Le vicomte Alfred de Gaston. — Meissonier.

D’où venait le vicomte Alfred de Caston ? On ne lui a jamais conuu ni père, ni oncle, ni frère, ni cousin. Il s’est toujours promené seul à travers le monde. Sur ses cartes on lisait : Ancien élève de l’École polytechnique.

Je crois que sa famille était de Tonneins, en Guyenne ; du moins, je le lui ai entendu dire. D’un autre côté, je lis dans un de ses ouvrages, Constantinople en 1869 : « Né en Amérique, ce qui me familiarisa tout jeune avec l’idée des grands voyages… »

Au physique, un homme fortement constitué, extraordinairement brun ; de gros yeux noirs, tout ronds, d’une remarquable fixité ; le verbe haut ; une aisance d’élocution qui devenait facilement de la faconde. Il était un de ceux qui, selon une expression populaire, ne se lassent pas de tenir le crachoir.

La première fois qu’il fit parler de lui, ce fut comme capitaine de mobiles, lors de la révolution de 1848. Cette crise passée, il s’essaya obscurément dans le journalisme, jusqu’au moment où, cédant à sa véritable vocation, il se décida à se produire en public sous la double qualité de faiseur de tours de cartes et de professeur de mnémotechnie.

Son succès fut très grand. De l’aveu de tout le monde, il était supérieur dans ses exercices. Encouragé, il visita l’Allemagne, la Russie, l’Angleterre. Il gagna beaucoup d’argent, ce qui lui faisait écrire plus tard :

« Je n’ai pas à me plaindre de mes contemporains ; pendant quinze ans, ma mémoire et mon intelligence m’ont rapporté quelque chose comme un joli million, que j"ai eu, selon le point de vue où l’on se place, la folie ou le bon esprit de semer par les villes et les chemins, ce qui fait que je me trouve aujourd’hui juste aussi riche qu’en 1855, alors que je donnais ma première conférence historique à l’hôtel d’Osmont. »

Alfred de Gaston s’exprimait ainsi à Constantinople, où il séjourna pendant plusieurs années et où, patronné plus ou moins officiellement par le général Ignatieff, il parvint à fonder une revue politique et littéraire.
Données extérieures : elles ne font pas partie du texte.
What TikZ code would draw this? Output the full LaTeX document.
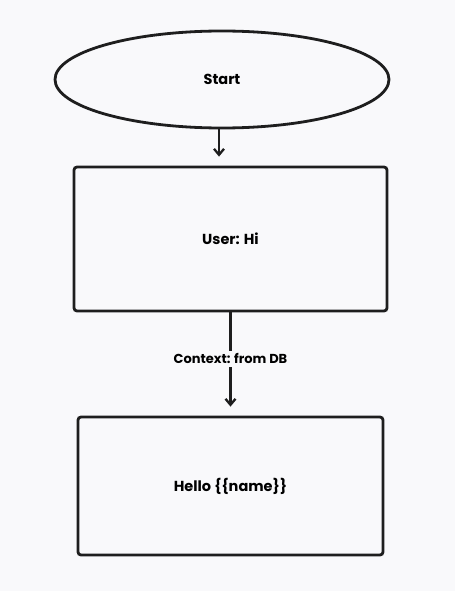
\documentclass[tikz,border=0pt]{standalone}
\usepackage{fontspec}
\setmainfont{Poppins}
\usetikzlibrary{shapes.geometric,arrows.meta}
\definecolor{paper}{HTML}{F9F9FB}
\definecolor{ink}{HTML}{1E1E1E}
\tikzset{
    box/.style={draw=ink,line width=2.8pt,rounded corners=3pt,font=\fontsize{14.5}{16}\selectfont\bfseries},
    flow/.style={-{Straight Barb[length=6pt,width=10pt]},draw=ink,line width=2.3pt,shorten >=9pt}
}
\begin{document}
\begin{tikzpicture}[x=1pt,y=-1pt]
            \fill[paper] (0,0) rectangle (455,591);
            \useasboundingbox (0,0) rectangle (455,591);

            \node[box,ellipse,minimum width=334pt,minimum height=97pt,inner sep=0pt] (START) at (222, 79.5) {Start};
            \node[box,minimum width=313pt,minimum height=144pt] (USER) at (230.5, 239) {User: Hi};
            \node[box,minimum width=305pt,minimum height=138pt] (HELLO) at (230.5, 486) {Hello \{\{name\}\}};

            \draw[flow] ([xshift=-3pt]START.south) -- ([xshift=-3pt]START.south |- USER.north);
            \draw[flow] (USER.south) -- node[pos=0.45,fill=paper,inner sep=3pt,font=\fontsize{13}{15}\selectfont\bfseries] {Context: from DB} (HELLO.north);

        \end{tikzpicture}
\end{document}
Pour lui, c’était le comble de tous ses vœux, car il détestait son métier d’amuseur, il en rougissait, il ne l’exerçait qu’à la dernière extrémité et sous la pression de la nécessité.
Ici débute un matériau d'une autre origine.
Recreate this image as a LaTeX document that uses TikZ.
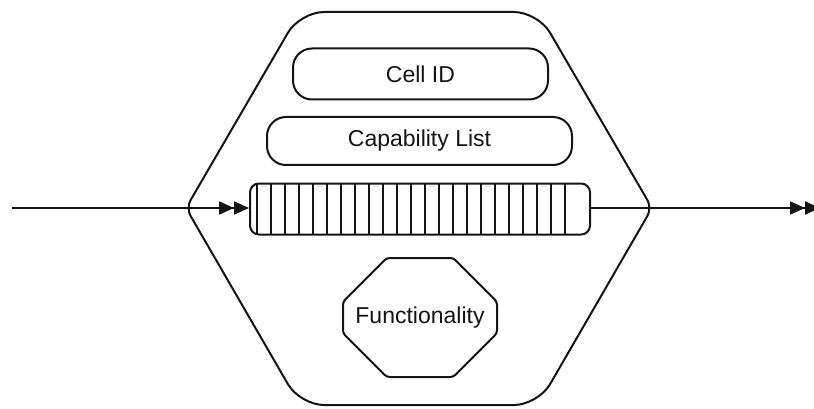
\documentclass[tikz,border=0pt]{standalone}
\usepackage{fontspec}
\setmainfont{Liberation Sans}
\usetikzlibrary{arrows.meta,shapes.misc}
\definecolor{ink}{RGB}{20,20,20}
\tikzset{
  outline/.style={draw=ink, line width=2pt},
  pill/.style={outline, rounded corners=19pt, inner sep=0pt,
    font=\fontsize{23}{27}\selectfont, text=ink},
  queuebox/.style={outline, rounded corners=9pt, inner sep=0pt},
  stripe/.style={draw=ink, line width=1.4pt},
  flow/.style={draw=ink, line width=2pt,
    -{Triangle[length=15pt,width=13pt,sep=0pt]Triangle[length=15pt,width=13pt]}},
  funcbox/.style={outline, chamfered rectangle, rounded corners=3pt,
    chamfered rectangle xsep=47pt, chamfered rectangle ysep=33pt,
    inner sep=0pt, font=\fontsize{23}{27}\selectfont, text=ink}
}
\begin{document}
\begin{tikzpicture}[x=1pt,y=-1pt]
  \useasboundingbox (0,0) rectangle (814,409);

  % cell outline: wide rounding at the top and bottom, tighter at the sides
  \draw[outline]
    (419,12) [rounded corners=24pt] -- (538,12)
    [rounded corners=9pt] -- (652,208)
    [rounded corners=24pt] -- (538,405) -- (300,405)
    [rounded corners=9pt] -- (186,208)
    [rounded corners=24pt] -- (300,12) -- cycle;

  % cell contents
  \node[pill, minimum width=255pt, minimum height=51pt] (cellid) at (420.5,74) {Cell ID};
  \node[pill, minimum width=305pt, minimum height=48pt] (caplist) at (419.5,141) {Capability List};
  \node[queuebox, minimum width=340pt, minimum height=51pt] (queue) at (420,209) {};
  \foreach \k in {0,...,22} {
    \draw[stripe] (257+14*\k,183.5) -- (257+14*\k,234.5);
  }
  \node[funcbox, minimum width=154pt, minimum height=119pt] (func) at (420,317.5) {Functionality};

  % input and output flow
  \coordinate (src) at (12,208);
  \coordinate (dst) at (820,208);
  \draw[flow] (src) -- (src -| queue.west);
  \draw[flow] (queue.east |- dst) -- (dst);
\end{tikzpicture}
\end{document}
Une autre de ses manies était de faire des vers à tout propos et de les déclamer hors de propos. Méry, qui se plaisait à tous les tours d’esprit et d’adresse, l’avait connu à Bade et lui avait adressé une épître luxueusement rimée, selon son habitude. Ce fut cette épître qui perdit le vicomte de Gaston, en lui donnant le goût de la poésie, à laquelle il était resté étranger jusque-là.

En dépit de ces petits travers, c’était un bon garçon, franc et obligeant. On n’a pu lui reprocher que d’être légèrement raseur. Mais est-ce un crime ?

À l’époque du siège de Paris, on lui donna un grade dans la garde nationale. Je le rencontrai un jour, triste et maigri ; c’était à ce moment de disette extrême où la population manquait de tout, même de pain.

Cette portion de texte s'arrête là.